Gene McDaniels singles chronology
| "A Tear" (1961) | "Tower of Strength" (1961) | "Chip Chip" (1961) |

= Tower of Strength (Gene McDaniels song) =

"Tower of Strength" is a song written by Burt Bacharach and Bob Hilliard and performed by Gene McDaniels. The record was produced by Snuff Garrett and featured the Johnny Mann Singers and Earl Palmer on drums.

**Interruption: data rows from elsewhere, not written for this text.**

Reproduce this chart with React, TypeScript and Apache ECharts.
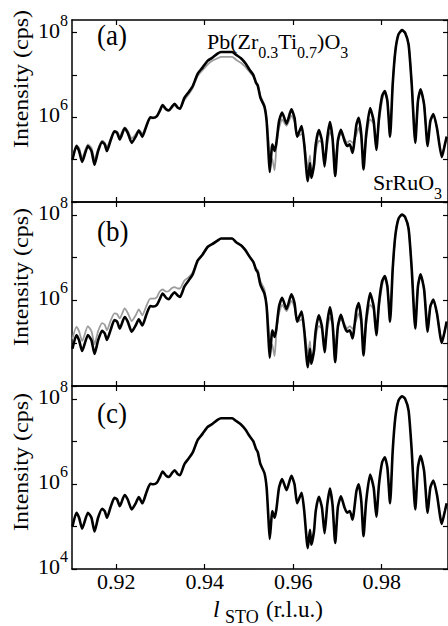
import React, { useEffect, useRef } from "react";
import * as echarts from "echarts";

// l_STO (r.l.u.) sample positions
const lSto = [
  0.9101, 0.9110, 0.9116, 0.9123, 0.9136, 0.9144, 0.9151, 0.9159, 0.9168, 0.9174,
  0.9179, 0.9187, 0.9196, 0.9202, 0.9208, 0.9219, 0.9226, 0.9235, 0.9244, 0.9251,
  0.9259, 0.9268, 0.9277, 0.9284, 0.9292, 0.9298, 0.9305, 0.9313, 0.9319, 0.9326,
  0.9332, 0.9339, 0.9344, 0.9354, 0.9364, 0.9373, 0.9384, 0.9395, 0.9407, 0.9418,
  0.9429, 0.9437, 0.9448, 0.9462, 0.9471, 0.9482, 0.9492, 0.9501, 0.9510, 0.9516,
  0.9520, 0.9526, 0.9535, 0.9540, 0.9544, 0.9547, 0.9553, 0.9558, 0.9562, 0.9568,
  0.9575, 0.9585, 0.9596, 0.9603, 0.9609, 0.9619, 0.9625, 0.9633, 0.9638, 0.9641,
  0.9647, 0.9651, 0.9658, 0.9665, 0.9671, 0.9677, 0.9683, 0.9689, 0.9695, 0.9701,
  0.9708, 0.9716, 0.9722, 0.9728, 0.9734, 0.9743, 0.9748, 0.9754, 0.9759, 0.9765,
  0.9774, 0.9782, 0.9788, 0.9794, 0.9801, 0.9807, 0.9813, 0.9819, 0.9825, 0.9831,
  0.9838, 0.9846, 0.9853, 0.9861, 0.9868, 0.9876, 0.9882, 0.9888, 0.9896, 0.9904,
  0.9910, 0.9917, 0.9925, 0.9936, 0.9943, 0.9947,
];

// Intensity (cps), black (thick) curves
const blackA = [
  1.0e5, 2.1e5, 1.6e5, 8.9e4, 2.1e5, 1.6e5, 7.6e4, 1.6e5, 2.6e5, 2.3e5,
  1.6e5, 2.8e5, 4.7e5, 4.3e5, 3.0e5, 5.5e5, 4.3e5, 2.5e5, 3.5e5, 4.9e5,
  3.5e5, 6.2e5, 1.0e6, 9.8e5, 1.07e6, 1.4e6, 1.95e6, 1.55e6, 1.45e6, 1.8e6,
  2.1e6, 1.7e6, 1.6e6, 2.9e6, 4.0e6, 5.5e6, 1.07e7, 1.5e7, 2.2e7, 2.6e7,
  3.2e7, 3.5e7, 3.5e7, 3.5e7, 3.0e7, 2.5e7, 1.9e7, 1.35e7, 1.0e7, 6.6e6,
  5.6e6, 2.9e6, 1.8e6, 8.1e5, 1.6e5, 5.1e4, 2.3e5, 1.6e5, 2.5e5, 8.1e5,
  1.3e6, 7.1e5, 1.55e6, 9.8e5, 3.5e5, 6.2e5, 2.3e5, 3.1e4, 8.3e4, 3.7e4,
  7.6e4, 2.3e5, 5.0e5, 2.8e5, 6.9e4, 3.2e5, 7.8e5, 3.2e5, 4.1e4, 2.8e5,
  5.1e5, 2.8e5, 2.1e5, 2.3e5, 1.45e5, 6.8e5, 9.8e5, 3.9e5, 5.9e4, 3.9e5,
  1.66e6, 8.1e5, 1.7e5, 9.8e5, 3.2e6, 4.2e6, 2.4e6, 3.5e5, 6.0e6, 3.7e7,
  9.1e7, 1.15e8, 1.0e8, 5.2e7, 6.0e6, 2.5e5, 2.4e6, 4.6e6, 2.0e6, 2.1e5,
  8.1e5, 1.2e6, 5.6e5, 1.15e5, 2.3e5, 3.5e5,
];
const blackB = [
  7.4e4, 1.55e5, 1.17e5, 6.6e4, 1.55e5, 1.17e5, 5.6e4, 1.17e5, 1.95e5, 1.7e5,
  1.2e5, 2.0e5, 3.5e5, 3.2e5, 2.2e5, 4.1e5, 3.2e5, 1.86e5, 2.6e5, 3.6e5,
  2.6e5, 4.6e5, 7.4e5, 7.2e5, 7.9e5, 1.05e6, 1.45e6, 1.15e6, 1.07e6, 1.35e6,
  1.55e6, 1.3e6, 1.2e6, 2.1e6, 2.95e6, 4.1e6, 8.5e6, 1.17e7, 1.8e7, 2.1e7,
  2.5e7, 2.8e7, 2.8e7, 2.8e7, 2.3e7, 1.95e7, 1.5e7, 1.07e7, 7.9e6, 5.2e6,
  4.5e6, 2.3e6, 1.45e6, 7.2e5, 1.4e5, 4.6e4, 2.0e5, 1.4e5, 2.2e5, 7.2e5,
  1.15e6, 6.3e5, 1.4e6, 8.7e5, 3.2e5, 5.5e5, 2.0e5, 2.75e4, 7.4e4, 3.3e4,
  6.8e4, 2.0e5, 4.5e5, 2.45e5, 6.2e4, 2.9e5, 6.9e5, 2.9e5, 3.6e4, 2.45e5,
  4.6e5, 2.45e5, 1.86e5, 2.0e5, 1.3e5, 6.0e5, 8.7e5, 3.5e5, 5.2e4, 3.5e5,
  1.48e6, 7.2e5, 1.55e5, 8.7e5, 2.8e6, 3.7e6, 2.1e6, 3.2e5, 5.4e6, 3.3e7,
  8.1e7, 1.02e8, 8.9e7, 4.7e7, 5.4e6, 2.2e5, 2.1e6, 4.1e6, 1.8e6, 1.86e5,
  7.2e5, 1.05e6, 5.0e5, 1.02e5, 2.0e5, 3.2e5,
];
const blackC = [...blackA];

// Intensity (cps), grey (dotted) curve in panel (a)
const grayA = [
  1.1e5, 2.2e5, 1.9e5, 1.1e5, 2.3e5, 1.9e5, 1.0e5, 1.8e5, 2.8e5, 2.5e5,
  2.0e5, 3.0e5, 4.8e5, 4.6e5, 3.6e5, 5.8e5, 4.8e5, 3.2e5, 4.0e5, 5.0e5,
  4.2e5, 6.3e5, 9.5e5, 9.5e5, 1.05e6, 1.35e6, 1.8e6, 1.5e6, 1.5e6, 1.7e6,
  1.9e6, 1.7e6, 1.66e6, 2.6e6, 3.5e6, 5.0e6, 9.5e6, 1.3e7, 1.8e7, 2.2e7,
  2.5e7, 2.7e7, 2.7e7, 2.7e7, 2.3e7, 1.95e7, 1.55e7, 1.2e7, 9.2e6, 6.6e6,
  5.8e6, 3.2e6, 2.0e6, 8.9e5, 3.2e5, 1.26e5, 1.0e5, 5.6e4, 2.0e5, 5.6e5,
  8.9e5, 6.3e5, 1.1e6, 7.9e5, 3.5e5, 4.0e5, 2.5e5, 6.3e4, 1.26e5, 5.0e4,
  6.3e4, 1.6e5, 2.8e5, 2.5e5, 1.0e5, 2.2e5, 4.5e5, 3.2e5, 1.0e5, 2.5e5,
  4.0e5, 3.2e5, 2.5e5, 2.8e5, 2.5e5, 4.0e5, 5.6e5, 3.2e5, 8.9e4, 3.2e5,
  8.9e5, 7.1e5, 2.5e5, 7.9e5, 2.5e6, 4.0e6, 2.5e6, 5.0e5, 6.3e6, 3.7e7,
  9.1e7, 1.12e8, 1.0e8, 5.2e7, 6.3e6, 3.2e5, 2.4e6, 4.5e6, 2.0e6, 2.5e5,
  7.9e5, 1.1e6, 5.6e5, 1.26e5, 2.3e5, 3.5e5,
];

// Intensity (cps), grey (dotted) curve in panel (b)
const grayB = [
  1.26e5, 2.4e5, 1.9e5, 1.12e5, 2.5e5, 1.9e5, 9.5e4, 1.9e5, 2.95e5, 2.7e5,
  2.0e5, 3.3e5, 5.0e5, 4.8e5, 3.8e5, 6.5e5, 5.1e5, 3.3e5, 4.5e5, 6.2e5,
  4.5e5, 7.4e5, 1.1e6, 1.1e6, 1.2e6, 1.6e6, 1.8e6, 1.6e6, 1.66e6, 1.95e6,
  2.05e6, 1.9e6, 1.9e6, 2.9e6, 3.5e6, 4.6e6, 8.5e6, 1.17e7, 1.8e7, 2.1e7,
  2.5e7, 2.8e7, 2.8e7, 2.8e7, 2.3e7, 1.95e7, 1.5e7, 1.07e7, 7.9e6, 5.4e6,
  5.2e6, 2.8e6, 1.8e6, 7.9e5, 2.8e5, 1.12e5, 8.9e4, 5.0e4, 1.8e5, 5.0e5,
  7.9e5, 5.6e5, 9.8e5, 7.0e5, 3.1e5, 3.6e5, 2.2e5, 5.6e4, 1.12e5, 4.5e4,
  5.6e4, 1.4e5, 2.5e5, 2.2e5, 8.9e4, 2.0e5, 4.0e5, 2.8e5, 8.9e4, 2.2e5,
  3.6e5, 2.8e5, 2.2e5, 2.5e5, 2.2e5, 3.6e5, 5.0e5, 2.8e5, 7.9e4, 2.8e5,
  7.9e5, 6.3e5, 2.2e5, 7.0e5, 2.2e6, 3.6e6, 2.2e6, 4.5e5, 5.6e6, 3.3e7,
  8.1e7, 1.0e8, 8.9e7, 4.6e7, 5.6e6, 2.8e5, 2.1e6, 4.0e6, 1.8e6, 2.2e5,
  7.0e5, 9.8e5, 5.0e5, 1.12e5, 2.0e5, 3.1e5,
];

const xTicks = [0.92, 0.94, 0.96, 0.98];
const yLabelExps = [4, 6, 8];
const panelLabels = ["(a)", "(b)", "(c)"];

const FONT = '"Liberation Serif", "Times New Roman", serif';

const grids = [
  { top: 20, height: 182 },
  { top: 202, height: 184 },
  { top: 386, height: 183 },
];

function yFormatter(showLow: boolean) {
  return (v: number) => {
    const e = Math.log10(v);
    const r = Math.round(e);
    if (Math.abs(e - r) > 1e-6) return "";
    if (!yLabelExps.includes(r)) return "";
    if (r === yLabelExps[0] && !showLow) return "";
    return `{b|10}{s|${r}}`;
  };
}

const pairs = (ys: number[]) => lSto.map((x, i) => [x, ys[i]]);

export default function App() {
  const ref = useRef<HTMLDivElement>(null);
  useEffect(() => {
    if (!ref.current) return;
    const chart = echarts.init(ref.current, null, { renderer: "svg" });
    const xAxis: any[] = [];
    const yAxis: any[] = [];
    grids.forEach((g, i) => {
      const common = {
        gridIndex: i,
        type: "value",
        min: 0.91,
        max: 0.995,
        splitLine: { show: false },
        axisLine: { show: true, onZero: false, lineStyle: { color: "#000", width: 1.5 } },
        axisTick: {
          show: true,
          inside: true,
          length: 5,
          customValues: xTicks,
          lineStyle: { color: "#000", width: 1.2 },
        },
      };
      xAxis.push({
        ...common,
        position: "bottom",
        axisLabel: {
          show: i === 2,
          customValues: xTicks,
          formatter: (v: number) => v.toFixed(2),
          fontSize: 22,
          lineHeight: 22,
          fontFamily: FONT,
          color: "#000",
          margin: 1,
        },
      });
      xAxis.push({ ...common, position: "top", axisLabel: { show: false } });
      const ycommon = {
        gridIndex: i,
        type: "log",
        logBase: 10,
        min: 1e4,
        max: 2e8,
        splitLine: { show: false },
        axisLine: { show: true, onZero: false, lineStyle: { color: "#000", width: 1.5 } },
        axisTick: { show: true, inside: true, length: 5, lineStyle: { color: "#000", width: 1.2 } },
      };
      yAxis.push({
        ...ycommon,
        position: "left",
        axisLabel: {
          show: true,
          margin: 4,
          padding: [0, 0, 5, 0],
          formatter: yFormatter(i === 2),
          showMaxLabel: false,
          rich: {
            b: {
              fontSize: 22,
              fontFamily: FONT,
              color: "#000",
              lineHeight: 36,
              verticalAlign: "middle",
            },
            s: {
              fontSize: 16,
              fontFamily: FONT,
              color: "#000",
              lineHeight: 16,
              verticalAlign: "top",
            },
          },
        },
      });
      yAxis.push({ ...ycommon, position: "right", axisLabel: { show: false } });
    });

    const line = (p: number, ys: number[], color: string, width: number, z: number) => ({
      type: "line",
      xAxisIndex: p * 2,
      yAxisIndex: p * 2,
      data: pairs(ys),
      symbol: "none",
      showSymbol: false,
      smooth: 0.2,
      silent: true,
      z,
      lineStyle: { color, width },
    });

    const graphic: any[] = [];
    const intensityY = [79, 277, 462];
    intensityY.forEach((y) => {
      graphic.push({
        type: "text",
        x: 21,
        y,
        rotation: Math.PI / 2,
        scaleX: 1.2,
        style: {
          text: "Intensity (cps)",
          fontSize: 20,
          fontFamily: FONT,
          fill: "#000",
          align: "center",
          verticalAlign: "middle",
        },
      });
    });
    const labelY = [35, 231, 413];
    panelLabels.forEach((t, i) => {
      graphic.push({
        type: "text",
        x: 97,
        y: labelY[i],
        scaleY: 1.1,
        style: { text: t, fontSize: 27, fontFamily: FONT, fill: "#000", align: "left", verticalAlign: "middle" },
      });
    });
    const richSub = {
      m: { fontSize: 22, fontFamily: FONT, fill: "#000", lineHeight: 30, verticalAlign: "top" },
      u: { fontSize: 16, fontFamily: FONT, fill: "#000", lineHeight: 30, verticalAlign: "bottom" },
    };
    graphic.push({
      type: "text",
      x: 207,
      y: 30,
      style: {
        text: "{m|Pb(Zr}{u|0.3}{m|Ti}{u|0.7}{m|)O}{u|3}",
        rich: richSub,
        fill: "#000",
        align: "left",
        verticalAlign: "top",
      },
    });
    graphic.push({
      type: "text",
      x: 373,
      y: 171,
      style: {
        text: "{m|SrRuO}{u|3}",
        rich: richSub,
        fill: "#000",
        align: "left",
        verticalAlign: "top",
      },
    });
    graphic.push({
      type: "text",
      x: 213,
      y: 609,
      style: {
        text: "l",
        fontSize: 24,
        lineHeight: 24,
        fontFamily: FONT,
        fontStyle: "italic",
        fill: "#000",
        align: "left",
        verticalAlign: "middle",
      },
    });
    graphic.push({
      type: "text",
      x: 225,
      y: 617,
      style: { text: "STO", fontSize: 18, lineHeight: 18, fontFamily: FONT, fill: "#000", align: "left", verticalAlign: "middle" },
    });
    graphic.push({
      type: "text",
      x: 266,
      y: 609,
      style: {
        text: "(r.l.u.)",
        fontSize: 23,
        lineHeight: 23,
        fontFamily: FONT,
        fill: "#000",
        align: "left",
        verticalAlign: "middle",
      },
    });

    chart.setOption({
      animation: false,
      backgroundColor: "#fff",
      grid: grids.map((g) => ({ left: 72, width: 377, top: g.top, height: g.height, containLabel: false })),
      xAxis,
      yAxis,
      series: [
        line(0, grayA, "#9c9c9c", 1.8, 2),
        line(0, blackA, "#000", 2.6, 3),
        line(1, grayB, "#9c9c9c", 1.8, 2),
        line(1, blackB, "#000", 2.6, 3),
        line(2, blackC, "#000", 2.6, 3),
      ],
      graphic,
    });
    return () => chart.dispose();
  }, []);
  return (
    <div
      ref={ref}
      style={{ position: "fixed", left: 0, top: 0, width: 448, height: 626, background: "#fff" }}
    />
  );
}
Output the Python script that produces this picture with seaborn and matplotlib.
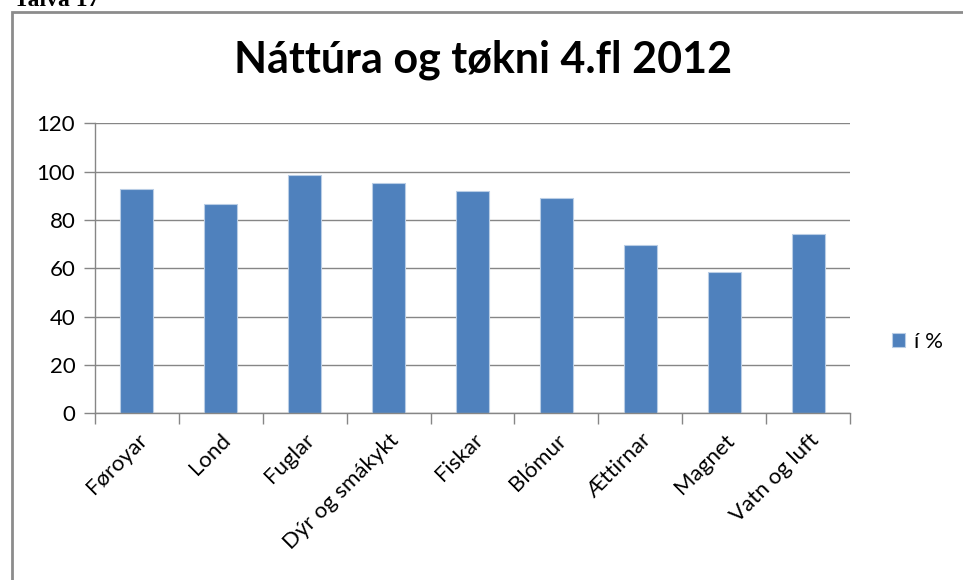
import numpy as np
import pandas as pd
import matplotlib
matplotlib.use("Agg")
import matplotlib.pyplot as plt
import seaborn as sns
from matplotlib.patches import Rectangle

categories = ["Føroyar", "Lond", "Fuglar", "Dýr og smákykt", "Fiskar",
              "Blómur", "Ættirnar", "Magnet", "Vatn og luft"]
values = [92.7, 86.7, 98.5, 95.3, 92.1, 89.0, 69.8, 58.6, 74.1]
series_name = "í %"
title = "Náttúra og tøkni 4.fl 2012"
y_ticks = [0, 20, 40, 60, 80, 100, 120]

BAR_COLOR = "#4F81BD"
GRID_COLOR = "#868686"

sns.set_style("white")
plt.rcParams["font.family"] = ["Lato", "DejaVu Sans"]
plt.rcParams["text.color"] = "black"
plt.rcParams["xtick.color"] = "black"
plt.rcParams["ytick.color"] = "black"

df = pd.DataFrame({"kategori": categories, "virdi": values})

fig = plt.figure(figsize=(9.63, 5.80), dpi=100)
ax = fig.add_axes([94.7 / 963, 1 - 413.3 / 580, (850.3 - 94.7) / 963, 290 / 580])

sns.barplot(data=df, x="kategori", y="virdi", color=BAR_COLOR, width=0.39,
            saturation=1, edgecolor="#b9cde5", linewidth=0.8, label=series_name, ax=ax)

ax.set_ylim(0, 120)
ax.set_xlim(-0.5, len(categories) - 0.5)
ax.set_yticks(y_ticks)
ax.set_yticklabels([str(t) for t in y_ticks], fontsize=16)
ax.yaxis.grid(True, color=GRID_COLOR, linewidth=1)
ax.set_axisbelow(True)
ax.set_xlabel("")
ax.set_ylabel("")

for side in ["top", "right"]:
    ax.spines[side].set_visible(False)
for side in ["left", "bottom"]:
    ax.spines[side].set_color(GRID_COLOR)
    ax.spines[side].set_linewidth(1)

ax.tick_params(axis="y", length=8, width=1, color=GRID_COLOR, pad=6, left=True)
# Excel style: ticks sit between categories
ax.set_xticks(np.arange(-0.5, len(categories), 1.0), minor=True)
ax.tick_params(axis="x", which="minor", length=8, width=1, color=GRID_COLOR, bottom=True)
ax.tick_params(axis="x", which="major", length=0, pad=12)
ax.set_xticks(range(len(categories)))
ax.set_xticklabels(categories, rotation=45, ha="right", rotation_mode="anchor",
                   fontsize=16)

leg = ax.legend(loc="center left", bbox_to_anchor=(1.055, 0.245), frameon=False,
                borderaxespad=0, borderpad=0,
                fontsize=16, handlelength=0.6, handleheight=0.6, handletextpad=0.4)

fig.text(483 / 963, 1 - 73 / 580, title, ha="center", va="baseline",
         fontsize=31, fontweight="bold")

# chart frame and caption cut off at top
fig.patches.append(Rectangle((12 / 963, -0.1), 1.2, 1 - 11.5 / 580 + 0.1,
                             transform=fig.transFigure, fill=False,
                             edgecolor="#8c8c8c", linewidth=2))
fig.text(14 / 963, 1 - 6 / 580, "Talva 17", ha="left", va="baseline",
         fontsize=17, fontweight="bold", family="Liberation Serif")

fig.savefig("out.png", dpi=100)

It appeared on his 1961 album, Tower of Strength.

==Chart performance==
The song reached No. 5 on both the US Billboard pop and R&B charts in 1961. It reached No.3 in Australia.

==Other versions==
- Frankie Vaughan – as a single that peaked at No. 1 on the UK Singles Chart in 1961. It was his second No. 1 single in the UK.
- Paul Raven (later famous as 'Gary Glitter') – as a single in 1961.
- Gloria Lynne released an answer song entitled "You Don't Have to Be a Tower of Strength" in 1961.
- Adriano Celentano sung an Italian version entitled "Stai lontana da me" ("Stay away from me") and won the 1st Cantagiro contest in 1962. He recorded a Spanish version, too, with the title "Torre poderosa".
- Sue Richards had a moderate hit with her recording in 1975.
- Narvel Felts – as a single that went to No. 26 on the Canadian country chart and No. 33 on the country chart in 1979.